While they are all considered veritable legends in the world of Hollywood, filmmakers George Lucas, Brian de Palma, Steven Spielberg, Martin Scorsese, and Francis Ford Coppola were at one point nothing more than burgeoning storytellers who would all collaborate together and offer advice on how to improve their respective projects, which includes the development of Star Wars: A New Hope. Each member of this group has offered their own recollection of how they felt the first time they saw Lucas' sci-fi spectacle, with de Palma recently pointing out how ridiculous he thought the name of "The Force" was, in addition to detailing how he helped contribute to the iconic opening crawl.
"Everybody who was involved in that meeting, everyone has a different version of what happened," de Palma detailed to the Light the Fuse podcast, per Collider. "I was just watching the biography they did of Steven and he related how he saw it. They always portray me as the guy that says the worst thing that drives everybody crazy, but if you're gonna show me something I'm gonna tell you what I think about it. Why am I there unless I'm gonna give an honest appraisal of what I've seen? And in this case, the fact that Steven says that only he saw the possibilities of Star Wars, that's not really true."
He continued, "We all saw it as a terrific thing that George had done and we were well aware of where the special effects weren't there, and how they had cut in all these planes from other movies that were supposed to be the ships and stuff like that. But I did make a joke about The Force, that's true ... I just thought the idea of The Force, you know - 'The Force,' I would say, and I kept repeating it. 'It doesn't seem like a great name for this kind of spiritual guidance, "The Force."' So needless to say I had a lot to say about The Force, which obviously I was terribly wrong about."
A New Hope was always imagined as being a chapter from the middle of an overall story, despite not initially being released with the "Episode IV" moniker. In this regard, de Palma noted how being thrown into the middle of the story would surely be overwhelming for a viewer, as he detailed that he personally helped reimagine how the film's famous opening crawl would be worded to introduce the audience to the overall concept of the film.
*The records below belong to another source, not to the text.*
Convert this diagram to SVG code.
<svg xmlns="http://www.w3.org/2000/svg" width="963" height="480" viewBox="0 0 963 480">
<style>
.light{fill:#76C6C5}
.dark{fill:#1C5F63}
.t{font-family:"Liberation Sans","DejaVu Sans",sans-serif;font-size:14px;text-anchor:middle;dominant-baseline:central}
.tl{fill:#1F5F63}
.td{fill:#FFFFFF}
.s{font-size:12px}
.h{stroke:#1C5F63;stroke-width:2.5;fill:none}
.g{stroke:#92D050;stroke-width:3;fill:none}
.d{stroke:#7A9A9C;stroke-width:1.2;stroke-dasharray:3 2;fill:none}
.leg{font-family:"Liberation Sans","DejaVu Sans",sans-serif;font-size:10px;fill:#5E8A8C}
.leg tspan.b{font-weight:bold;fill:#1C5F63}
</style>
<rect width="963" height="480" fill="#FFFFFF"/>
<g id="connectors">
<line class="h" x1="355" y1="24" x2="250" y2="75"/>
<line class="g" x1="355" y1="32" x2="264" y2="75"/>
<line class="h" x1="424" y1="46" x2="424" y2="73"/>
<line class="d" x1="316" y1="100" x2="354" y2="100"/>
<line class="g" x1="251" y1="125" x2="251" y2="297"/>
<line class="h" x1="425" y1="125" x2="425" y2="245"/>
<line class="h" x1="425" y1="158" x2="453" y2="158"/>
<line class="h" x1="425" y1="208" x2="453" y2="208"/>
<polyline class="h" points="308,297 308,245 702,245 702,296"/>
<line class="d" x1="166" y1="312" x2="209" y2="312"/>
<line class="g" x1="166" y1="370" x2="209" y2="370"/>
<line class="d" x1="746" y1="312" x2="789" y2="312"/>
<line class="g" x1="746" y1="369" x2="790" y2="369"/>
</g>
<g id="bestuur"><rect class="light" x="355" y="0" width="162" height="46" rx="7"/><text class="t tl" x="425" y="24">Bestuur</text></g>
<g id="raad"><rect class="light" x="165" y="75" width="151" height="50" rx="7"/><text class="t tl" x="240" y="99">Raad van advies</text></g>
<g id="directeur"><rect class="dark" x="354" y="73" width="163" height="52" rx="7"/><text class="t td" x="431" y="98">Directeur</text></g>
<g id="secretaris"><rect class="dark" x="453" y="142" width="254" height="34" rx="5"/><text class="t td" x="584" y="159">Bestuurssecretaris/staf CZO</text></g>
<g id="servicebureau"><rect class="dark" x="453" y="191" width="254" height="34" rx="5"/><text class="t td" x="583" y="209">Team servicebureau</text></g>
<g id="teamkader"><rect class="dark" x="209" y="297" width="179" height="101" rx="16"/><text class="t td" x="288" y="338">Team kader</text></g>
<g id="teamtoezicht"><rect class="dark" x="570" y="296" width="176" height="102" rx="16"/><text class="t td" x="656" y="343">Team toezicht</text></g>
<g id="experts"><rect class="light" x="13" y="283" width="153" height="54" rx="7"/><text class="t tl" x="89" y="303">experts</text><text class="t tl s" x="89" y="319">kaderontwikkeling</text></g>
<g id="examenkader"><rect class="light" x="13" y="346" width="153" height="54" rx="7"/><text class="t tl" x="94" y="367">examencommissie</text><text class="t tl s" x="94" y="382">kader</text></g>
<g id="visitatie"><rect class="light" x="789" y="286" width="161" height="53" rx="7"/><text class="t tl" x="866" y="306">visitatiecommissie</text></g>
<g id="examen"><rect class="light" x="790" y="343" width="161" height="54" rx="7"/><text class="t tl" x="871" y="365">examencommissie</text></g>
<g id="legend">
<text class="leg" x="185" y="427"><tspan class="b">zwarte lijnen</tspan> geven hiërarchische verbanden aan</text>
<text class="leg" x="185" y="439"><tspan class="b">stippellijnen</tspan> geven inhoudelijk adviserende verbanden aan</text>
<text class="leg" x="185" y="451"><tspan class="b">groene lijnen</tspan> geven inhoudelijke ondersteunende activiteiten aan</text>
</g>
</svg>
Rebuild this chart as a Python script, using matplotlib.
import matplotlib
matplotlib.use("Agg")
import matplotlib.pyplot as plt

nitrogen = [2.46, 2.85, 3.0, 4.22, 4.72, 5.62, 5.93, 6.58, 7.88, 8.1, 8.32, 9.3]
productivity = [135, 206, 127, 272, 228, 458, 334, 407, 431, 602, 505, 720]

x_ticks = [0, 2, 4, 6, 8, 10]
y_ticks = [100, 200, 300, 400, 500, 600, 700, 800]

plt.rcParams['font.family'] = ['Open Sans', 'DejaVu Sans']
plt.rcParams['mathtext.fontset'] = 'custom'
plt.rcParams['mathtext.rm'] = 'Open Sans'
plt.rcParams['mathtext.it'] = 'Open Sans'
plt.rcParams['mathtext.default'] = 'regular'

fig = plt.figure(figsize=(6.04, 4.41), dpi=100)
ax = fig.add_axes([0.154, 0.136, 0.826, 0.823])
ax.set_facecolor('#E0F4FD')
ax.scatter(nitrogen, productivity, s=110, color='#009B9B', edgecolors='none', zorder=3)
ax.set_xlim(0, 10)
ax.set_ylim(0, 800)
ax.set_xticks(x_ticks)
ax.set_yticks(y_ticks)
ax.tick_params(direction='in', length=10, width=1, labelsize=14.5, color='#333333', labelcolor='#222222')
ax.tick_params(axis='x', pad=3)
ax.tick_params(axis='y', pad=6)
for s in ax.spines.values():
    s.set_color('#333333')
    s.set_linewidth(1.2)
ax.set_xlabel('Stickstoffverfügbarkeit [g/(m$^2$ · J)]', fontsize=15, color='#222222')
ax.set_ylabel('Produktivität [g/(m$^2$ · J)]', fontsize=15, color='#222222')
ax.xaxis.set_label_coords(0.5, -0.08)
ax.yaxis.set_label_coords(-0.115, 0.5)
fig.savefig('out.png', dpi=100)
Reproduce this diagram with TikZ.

"The other thing was the movie starts in chapter [four], we're in a world nobody knows anything about, he's got all these funny names for people, I said, 'George you've gotta set this up somehow like those crawls in the Flash Gordon movies.' George had that idea, but it was all gobbledygook basically, so I and Jay Cocks went over the crawl and basically rewrote it so it made some sense. And that was our contribution," the filmmaker expressed. "But I said some things very direct to my director friends about their movies that went on to be extremely successful. Sometimes I was right, sometimes I was wrong. They did the same for my movies."
De Palma would go on to helm films like Scarface, Goodfellas, and Mission: Impossible.